EXERCISE DIRECTIONS: Print exactly the lines below between the line containing "Recreate this image" and the line containing "3.5, 4, 4.5, 5];", counting both of those lines. Leave pictures out.

Records with drawing code:
▶
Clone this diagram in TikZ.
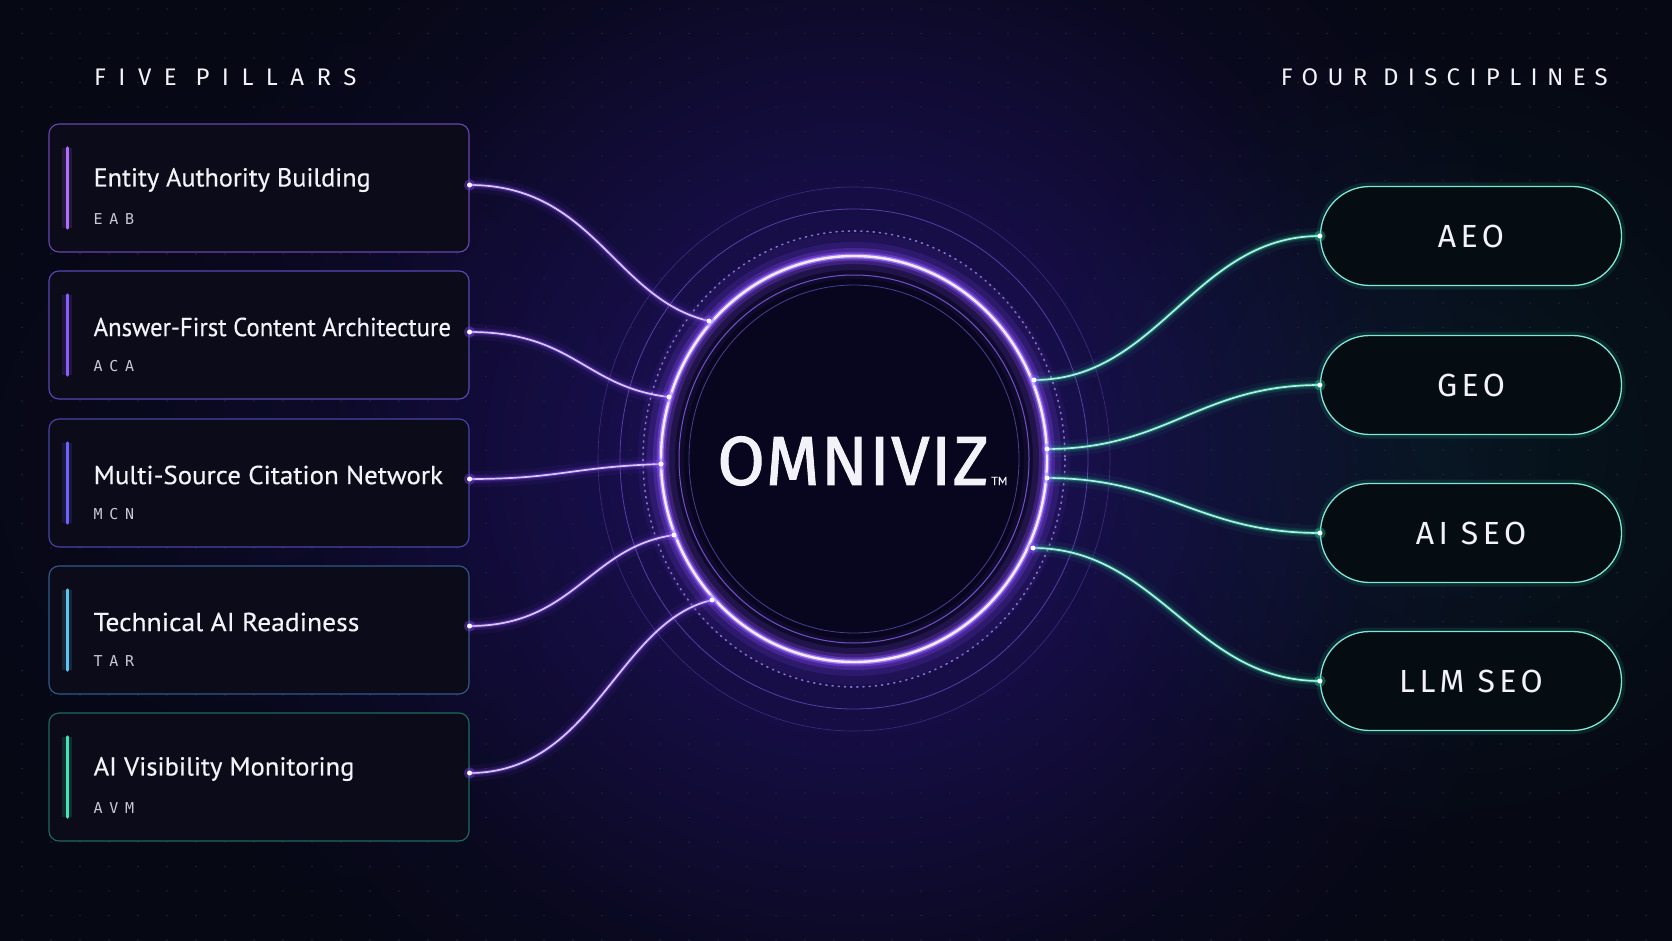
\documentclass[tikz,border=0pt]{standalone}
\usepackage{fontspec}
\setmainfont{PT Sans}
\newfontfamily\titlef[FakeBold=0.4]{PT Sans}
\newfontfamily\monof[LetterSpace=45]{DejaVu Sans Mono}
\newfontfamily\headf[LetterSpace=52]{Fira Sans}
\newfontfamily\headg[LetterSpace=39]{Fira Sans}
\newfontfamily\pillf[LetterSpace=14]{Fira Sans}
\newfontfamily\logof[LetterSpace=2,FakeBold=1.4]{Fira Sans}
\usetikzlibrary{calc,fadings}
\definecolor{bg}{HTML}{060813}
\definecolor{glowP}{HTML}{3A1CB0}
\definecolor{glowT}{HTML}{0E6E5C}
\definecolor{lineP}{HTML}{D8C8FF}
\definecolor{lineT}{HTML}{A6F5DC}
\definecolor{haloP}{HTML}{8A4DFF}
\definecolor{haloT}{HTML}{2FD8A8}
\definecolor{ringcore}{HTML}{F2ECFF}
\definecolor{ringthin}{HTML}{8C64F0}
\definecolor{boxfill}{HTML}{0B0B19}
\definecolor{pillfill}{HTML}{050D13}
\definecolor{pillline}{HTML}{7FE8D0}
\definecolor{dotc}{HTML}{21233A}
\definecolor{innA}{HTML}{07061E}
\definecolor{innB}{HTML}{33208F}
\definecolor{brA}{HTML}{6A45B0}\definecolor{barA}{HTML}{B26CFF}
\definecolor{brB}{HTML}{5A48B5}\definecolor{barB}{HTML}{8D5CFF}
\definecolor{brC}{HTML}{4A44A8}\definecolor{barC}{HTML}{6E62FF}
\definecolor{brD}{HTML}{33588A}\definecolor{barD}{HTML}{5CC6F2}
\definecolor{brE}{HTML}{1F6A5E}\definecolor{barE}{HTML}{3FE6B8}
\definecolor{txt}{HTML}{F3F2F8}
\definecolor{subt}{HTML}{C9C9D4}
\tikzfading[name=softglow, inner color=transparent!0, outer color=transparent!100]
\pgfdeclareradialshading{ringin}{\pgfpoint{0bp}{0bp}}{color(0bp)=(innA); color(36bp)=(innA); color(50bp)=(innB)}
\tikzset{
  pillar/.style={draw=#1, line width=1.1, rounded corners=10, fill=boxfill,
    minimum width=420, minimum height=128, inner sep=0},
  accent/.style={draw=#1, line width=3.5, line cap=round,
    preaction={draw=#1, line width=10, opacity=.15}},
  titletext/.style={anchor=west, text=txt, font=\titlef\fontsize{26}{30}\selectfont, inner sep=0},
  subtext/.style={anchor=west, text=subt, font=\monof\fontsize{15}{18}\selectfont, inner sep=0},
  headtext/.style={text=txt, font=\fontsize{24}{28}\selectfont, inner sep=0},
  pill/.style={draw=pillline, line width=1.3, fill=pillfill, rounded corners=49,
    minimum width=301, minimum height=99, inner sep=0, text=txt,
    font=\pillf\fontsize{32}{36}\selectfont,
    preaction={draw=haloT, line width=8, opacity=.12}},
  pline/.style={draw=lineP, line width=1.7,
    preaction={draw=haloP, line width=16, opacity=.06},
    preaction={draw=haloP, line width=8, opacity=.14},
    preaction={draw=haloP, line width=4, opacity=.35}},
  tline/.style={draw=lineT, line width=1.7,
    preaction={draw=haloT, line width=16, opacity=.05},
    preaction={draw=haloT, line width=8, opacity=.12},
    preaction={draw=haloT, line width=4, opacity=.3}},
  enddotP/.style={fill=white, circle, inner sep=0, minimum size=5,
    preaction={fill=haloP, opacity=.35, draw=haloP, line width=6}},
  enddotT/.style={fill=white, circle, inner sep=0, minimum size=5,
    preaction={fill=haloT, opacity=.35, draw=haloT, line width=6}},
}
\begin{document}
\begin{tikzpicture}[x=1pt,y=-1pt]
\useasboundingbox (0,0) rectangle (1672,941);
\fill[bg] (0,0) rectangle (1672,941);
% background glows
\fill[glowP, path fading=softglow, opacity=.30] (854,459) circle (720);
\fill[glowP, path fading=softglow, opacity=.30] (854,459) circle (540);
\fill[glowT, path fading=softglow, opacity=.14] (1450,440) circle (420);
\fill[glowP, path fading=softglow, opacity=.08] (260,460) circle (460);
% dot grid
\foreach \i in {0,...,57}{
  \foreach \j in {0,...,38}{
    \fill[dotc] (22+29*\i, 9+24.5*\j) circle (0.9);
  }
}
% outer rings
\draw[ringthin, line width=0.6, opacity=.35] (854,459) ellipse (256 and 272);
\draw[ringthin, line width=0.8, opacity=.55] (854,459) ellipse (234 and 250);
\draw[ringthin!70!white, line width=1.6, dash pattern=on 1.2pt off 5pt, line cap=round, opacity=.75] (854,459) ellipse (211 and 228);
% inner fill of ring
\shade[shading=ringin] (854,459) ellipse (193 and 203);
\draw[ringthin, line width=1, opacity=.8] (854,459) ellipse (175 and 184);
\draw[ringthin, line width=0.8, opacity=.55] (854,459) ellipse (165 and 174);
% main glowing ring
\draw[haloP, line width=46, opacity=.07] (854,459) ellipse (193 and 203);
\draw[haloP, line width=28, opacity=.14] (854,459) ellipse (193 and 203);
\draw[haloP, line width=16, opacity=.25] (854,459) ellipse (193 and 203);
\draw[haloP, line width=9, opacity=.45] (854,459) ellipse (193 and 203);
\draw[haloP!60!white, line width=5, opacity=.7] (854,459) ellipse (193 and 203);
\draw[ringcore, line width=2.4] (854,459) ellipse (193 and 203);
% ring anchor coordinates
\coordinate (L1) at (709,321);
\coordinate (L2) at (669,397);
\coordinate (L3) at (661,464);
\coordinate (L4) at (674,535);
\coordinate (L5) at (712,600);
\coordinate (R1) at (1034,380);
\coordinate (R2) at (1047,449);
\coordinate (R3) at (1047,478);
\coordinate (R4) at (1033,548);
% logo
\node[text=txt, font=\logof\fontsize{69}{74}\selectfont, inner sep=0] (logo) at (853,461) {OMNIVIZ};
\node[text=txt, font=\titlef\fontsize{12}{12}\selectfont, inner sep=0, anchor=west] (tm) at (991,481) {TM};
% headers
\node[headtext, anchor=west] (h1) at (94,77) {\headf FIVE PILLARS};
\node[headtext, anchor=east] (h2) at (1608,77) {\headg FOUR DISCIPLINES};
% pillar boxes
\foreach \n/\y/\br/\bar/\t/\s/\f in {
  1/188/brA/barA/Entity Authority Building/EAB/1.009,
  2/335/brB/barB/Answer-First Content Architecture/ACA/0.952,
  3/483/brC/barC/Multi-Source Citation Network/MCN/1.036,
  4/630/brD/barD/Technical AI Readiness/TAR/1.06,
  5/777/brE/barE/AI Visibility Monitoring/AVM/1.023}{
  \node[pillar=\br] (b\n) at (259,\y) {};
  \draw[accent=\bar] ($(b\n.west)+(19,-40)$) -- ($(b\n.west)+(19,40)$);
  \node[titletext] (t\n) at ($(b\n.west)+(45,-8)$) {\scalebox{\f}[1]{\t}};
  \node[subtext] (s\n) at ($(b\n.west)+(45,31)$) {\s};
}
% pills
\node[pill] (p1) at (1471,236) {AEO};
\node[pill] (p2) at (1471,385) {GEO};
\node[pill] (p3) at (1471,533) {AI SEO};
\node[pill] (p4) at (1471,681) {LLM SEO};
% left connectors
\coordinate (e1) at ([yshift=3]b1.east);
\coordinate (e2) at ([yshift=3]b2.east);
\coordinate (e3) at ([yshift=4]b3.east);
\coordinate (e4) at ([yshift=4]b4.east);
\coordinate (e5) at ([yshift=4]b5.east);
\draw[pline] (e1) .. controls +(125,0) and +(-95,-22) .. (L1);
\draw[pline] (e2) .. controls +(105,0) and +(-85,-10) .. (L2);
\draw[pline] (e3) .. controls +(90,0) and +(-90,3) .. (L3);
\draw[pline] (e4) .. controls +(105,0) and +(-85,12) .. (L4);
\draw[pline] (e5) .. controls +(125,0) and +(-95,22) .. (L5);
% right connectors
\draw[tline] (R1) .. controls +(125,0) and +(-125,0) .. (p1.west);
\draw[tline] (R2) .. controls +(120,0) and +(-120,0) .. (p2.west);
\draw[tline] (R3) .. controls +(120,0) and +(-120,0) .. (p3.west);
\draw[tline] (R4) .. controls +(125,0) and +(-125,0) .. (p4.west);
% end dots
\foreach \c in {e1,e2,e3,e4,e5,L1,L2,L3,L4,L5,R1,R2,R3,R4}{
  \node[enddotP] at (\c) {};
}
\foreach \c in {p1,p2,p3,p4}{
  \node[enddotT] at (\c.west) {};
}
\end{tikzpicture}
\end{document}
◀
▶
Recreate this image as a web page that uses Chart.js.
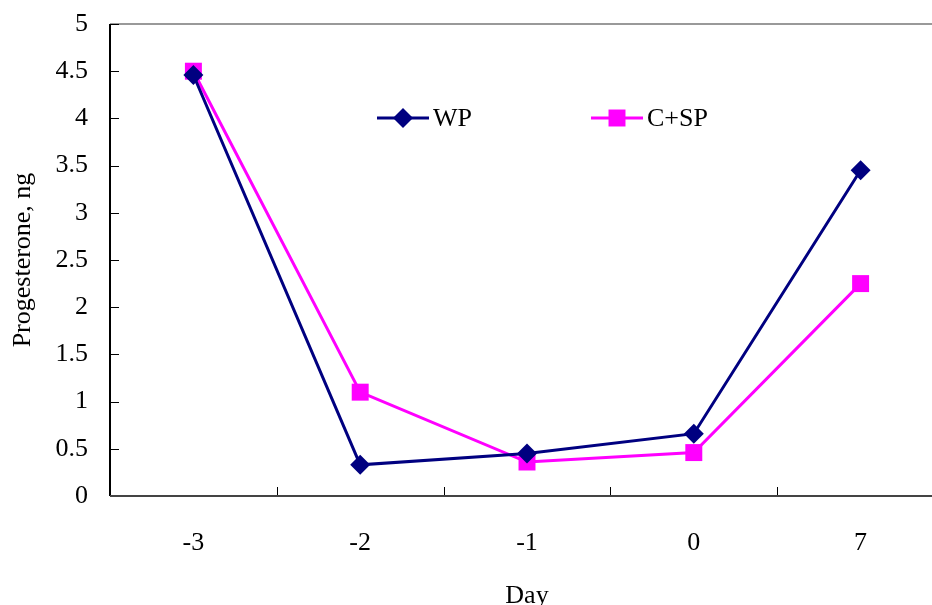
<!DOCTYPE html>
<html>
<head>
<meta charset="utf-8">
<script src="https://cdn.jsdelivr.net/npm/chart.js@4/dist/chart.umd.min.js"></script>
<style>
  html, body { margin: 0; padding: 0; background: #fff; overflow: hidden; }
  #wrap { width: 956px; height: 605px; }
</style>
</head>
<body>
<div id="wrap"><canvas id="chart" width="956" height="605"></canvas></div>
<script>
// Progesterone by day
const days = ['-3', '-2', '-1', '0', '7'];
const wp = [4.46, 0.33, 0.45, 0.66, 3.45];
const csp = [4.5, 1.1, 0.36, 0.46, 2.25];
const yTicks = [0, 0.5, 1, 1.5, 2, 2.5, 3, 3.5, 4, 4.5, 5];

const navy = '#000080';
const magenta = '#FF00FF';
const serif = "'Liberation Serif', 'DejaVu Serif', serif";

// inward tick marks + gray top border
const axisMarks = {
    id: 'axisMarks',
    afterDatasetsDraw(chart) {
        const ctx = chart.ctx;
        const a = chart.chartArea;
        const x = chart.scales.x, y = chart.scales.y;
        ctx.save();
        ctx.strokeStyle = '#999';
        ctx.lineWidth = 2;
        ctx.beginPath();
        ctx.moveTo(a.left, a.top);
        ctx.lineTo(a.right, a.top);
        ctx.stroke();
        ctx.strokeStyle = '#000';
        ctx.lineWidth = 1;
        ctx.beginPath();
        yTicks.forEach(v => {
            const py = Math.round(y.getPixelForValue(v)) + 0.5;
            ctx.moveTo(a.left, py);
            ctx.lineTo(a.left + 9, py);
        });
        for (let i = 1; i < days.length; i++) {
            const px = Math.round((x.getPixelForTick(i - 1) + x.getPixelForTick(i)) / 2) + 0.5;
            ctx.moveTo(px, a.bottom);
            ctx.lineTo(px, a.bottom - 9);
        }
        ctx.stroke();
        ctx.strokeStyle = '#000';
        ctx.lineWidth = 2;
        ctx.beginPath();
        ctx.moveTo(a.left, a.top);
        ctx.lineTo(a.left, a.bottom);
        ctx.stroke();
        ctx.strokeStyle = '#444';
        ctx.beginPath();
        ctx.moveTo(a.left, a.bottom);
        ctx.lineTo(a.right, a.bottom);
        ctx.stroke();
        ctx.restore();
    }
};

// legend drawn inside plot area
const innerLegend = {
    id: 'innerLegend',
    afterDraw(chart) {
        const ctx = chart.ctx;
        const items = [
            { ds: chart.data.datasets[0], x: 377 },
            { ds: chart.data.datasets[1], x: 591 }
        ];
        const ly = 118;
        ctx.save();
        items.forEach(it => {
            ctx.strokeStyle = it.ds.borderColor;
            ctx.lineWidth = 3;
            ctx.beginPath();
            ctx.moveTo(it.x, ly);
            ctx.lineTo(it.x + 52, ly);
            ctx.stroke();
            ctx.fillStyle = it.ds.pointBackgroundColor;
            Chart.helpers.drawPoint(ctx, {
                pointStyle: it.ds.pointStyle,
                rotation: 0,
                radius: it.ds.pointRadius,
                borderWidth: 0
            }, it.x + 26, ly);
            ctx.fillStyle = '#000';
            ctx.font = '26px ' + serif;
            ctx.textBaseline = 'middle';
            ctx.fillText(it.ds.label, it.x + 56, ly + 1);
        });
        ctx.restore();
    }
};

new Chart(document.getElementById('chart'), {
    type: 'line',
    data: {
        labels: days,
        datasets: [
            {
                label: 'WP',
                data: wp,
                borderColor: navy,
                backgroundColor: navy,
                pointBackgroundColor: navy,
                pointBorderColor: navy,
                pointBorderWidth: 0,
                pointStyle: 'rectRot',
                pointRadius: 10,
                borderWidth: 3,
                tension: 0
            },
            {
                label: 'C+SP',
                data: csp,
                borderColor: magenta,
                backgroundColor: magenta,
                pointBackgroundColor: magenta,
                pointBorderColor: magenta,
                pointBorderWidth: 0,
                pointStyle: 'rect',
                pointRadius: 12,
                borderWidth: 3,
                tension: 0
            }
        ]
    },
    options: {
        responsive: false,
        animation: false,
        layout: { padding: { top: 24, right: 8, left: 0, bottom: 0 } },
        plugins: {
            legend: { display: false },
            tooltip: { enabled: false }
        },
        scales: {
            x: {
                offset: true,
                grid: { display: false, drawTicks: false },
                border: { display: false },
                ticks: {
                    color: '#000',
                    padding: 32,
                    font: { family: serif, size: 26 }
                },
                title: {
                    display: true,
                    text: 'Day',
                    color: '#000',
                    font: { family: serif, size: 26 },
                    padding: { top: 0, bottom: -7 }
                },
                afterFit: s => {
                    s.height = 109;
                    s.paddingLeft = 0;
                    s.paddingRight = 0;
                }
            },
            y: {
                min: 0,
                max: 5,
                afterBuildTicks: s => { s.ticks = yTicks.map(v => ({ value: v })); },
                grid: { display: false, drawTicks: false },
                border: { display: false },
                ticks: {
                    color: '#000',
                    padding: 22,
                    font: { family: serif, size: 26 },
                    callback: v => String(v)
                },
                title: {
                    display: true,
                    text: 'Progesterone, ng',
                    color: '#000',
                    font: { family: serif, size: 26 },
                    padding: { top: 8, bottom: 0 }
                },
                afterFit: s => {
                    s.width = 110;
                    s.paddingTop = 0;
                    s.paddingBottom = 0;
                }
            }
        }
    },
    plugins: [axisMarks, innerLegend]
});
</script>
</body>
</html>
◀
FINAL ANSWER:
Recreate this image as a web page that uses Chart.js.
<!DOCTYPE html>
<html>
<head>
<meta charset="utf-8">
<script src="https://cdn.jsdelivr.net/npm/chart.js@4/dist/chart.umd.min.js"></script>
<style>
  html, body { margin: 0; padding: 0; background: #fff; overflow: hidden; }
  #wrap { width: 956px; height: 605px; }
</style>
</head>
<body>
<div id="wrap"><canvas id="chart" width="956" height="605"></canvas></div>
<script>
// Progesterone by day
const days = ['-3', '-2', '-1', '0', '7'];
const wp = [4.46, 0.33, 0.45, 0.66, 3.45];
const csp = [4.5, 1.1, 0.36, 0.46, 2.25];
const yTicks = [0, 0.5, 1, 1.5, 2, 2.5, 3, 3.5, 4, 4.5, 5];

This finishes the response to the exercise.